The continuous evaporation would keep the box interior cool enough to keep the butter solid and drinks cool even in a hundred-degree temperature. This had always seemed to come as close as possible to getting something for nothing. The only requirement was to keep the pan full of water, which was a daily or twice-daily chore in really hot weather. Another energy-free way we kept food cool was by immersing it in running water from the many flowing wells in Grantsville. Many of the watering troughs for cattle were continuously being filled from a flowing well. Grandma [ Charlotte CLARK Rowberry (1845 - 1923)] had a flowing well in her backyard, and the water was not only real cool but was also real soft. People from all over the neighborhood would come with buckets to get water to wash the womenfolk's hair. Rain was also collected in large wooden barrels under the eaves of the house and barnyard sheds for use to wash the lady's hair, as it also was soft.

The name Fishing Creek for this area was not entirely without reason, as there were a few streams of sluggish water meandering through the fields, some as deep as four feet. The sluggish water and mud bottom were just right for carp, and when the time and circumstances were right, I would cautiously creep along the stream bank, pitchfork in hand, awaiting a chance to use it as a fish spear. Some of these fish were monsters as long as three feet, and, like the water, slow and relaxed. I could tell a fish story about the giants I speared and the mighty struggle I had to throw them out on the bank, but truthfully I had very little success. I saw many big fish, and I threw the pitchfork hard and, as I thought, straight, but usually I missed. I learned years later, in a Physics Class, one probable reason for my failure. There is a law in "optics" which says the ratio of the angle of incidence to the angle of refraction is equal to the ratio of the incident velocity of light to the refracted velocity. In other words, light is bent when it comes out of the water and the fish is not where it appears to be.

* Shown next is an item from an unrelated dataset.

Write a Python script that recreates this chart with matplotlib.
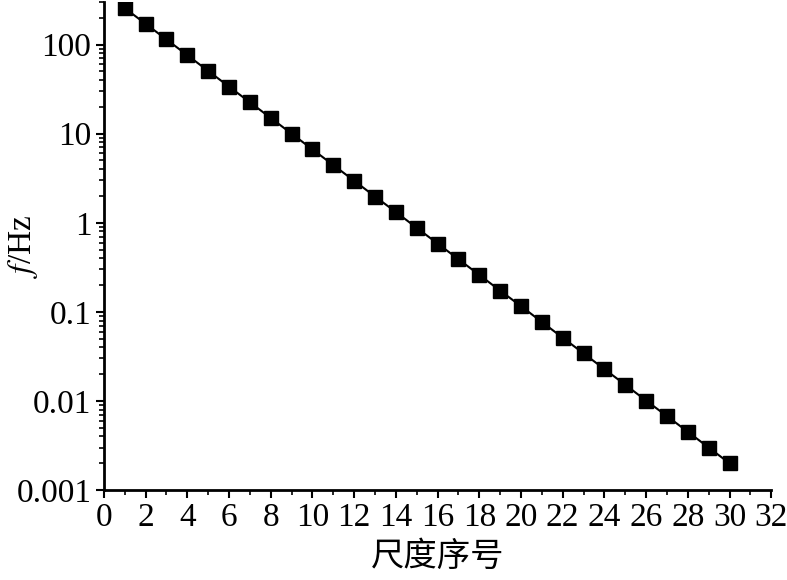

In my opinion, the two most devastating acts and spectacular displays of nature are tornadoes and lightning. I have never been in a tornado but let me tell you about this lightning story. It happened on the way home from Fishing Creek. I have seen a couple of trees split down the middle by a lightening bolt, but this experience beats that. The profile of Fishing Creek is a flat meadow with widely-separated haystacks and barbed wire fences dividing the land into five or six hundred acre fields. Ordinarily, in threatening weather, we would keep one eye on the sky and if things looked like a thunder storm was headed our way, [we would] pack up our tools and head for home. This day it was so sudden we found ourselves embraced by it before we could get out. The sky was black and the lightning heavy. We were very vulnerable on that car riding along the flat open fields as the storm completely enveloped us. In an electrical storm, inside a steel bodied car is one of the safest spots to be, [but] on a car is one of the most dangerous. As fast as the cloud could re-cock itself, lightning would strike, first on one side and then on the other, then in front of us and then behind us. Someone nervously commented that if you can hear the thunder everything is O.K., but if you can't hear a close one, it is because you have had it. Thunder from each stroke seemed simultaneous with the lightning and I was plenty scared. Suddenly a blinding flash hit the fence alongside the road about fifty feet away. As it did so, out of the bolt appeared a brilliant electrical ball about six inches in diameter. It slowly rolled along the top wire on the fence for fifteen or twenty feet, then dropped to the ground and disappeared. I couldn't believe my eyes. There was strong smell of ozone which is the characteristic smell produced by an electrical discharge in air. [Molecules] of oxygen (O2) in the air are ionized, producing ozone (0). This "ball lightning" was not an optical illusion, as it does occasionally occur, but is not often seen or very well understood. I enjoy lightning which isn't too close.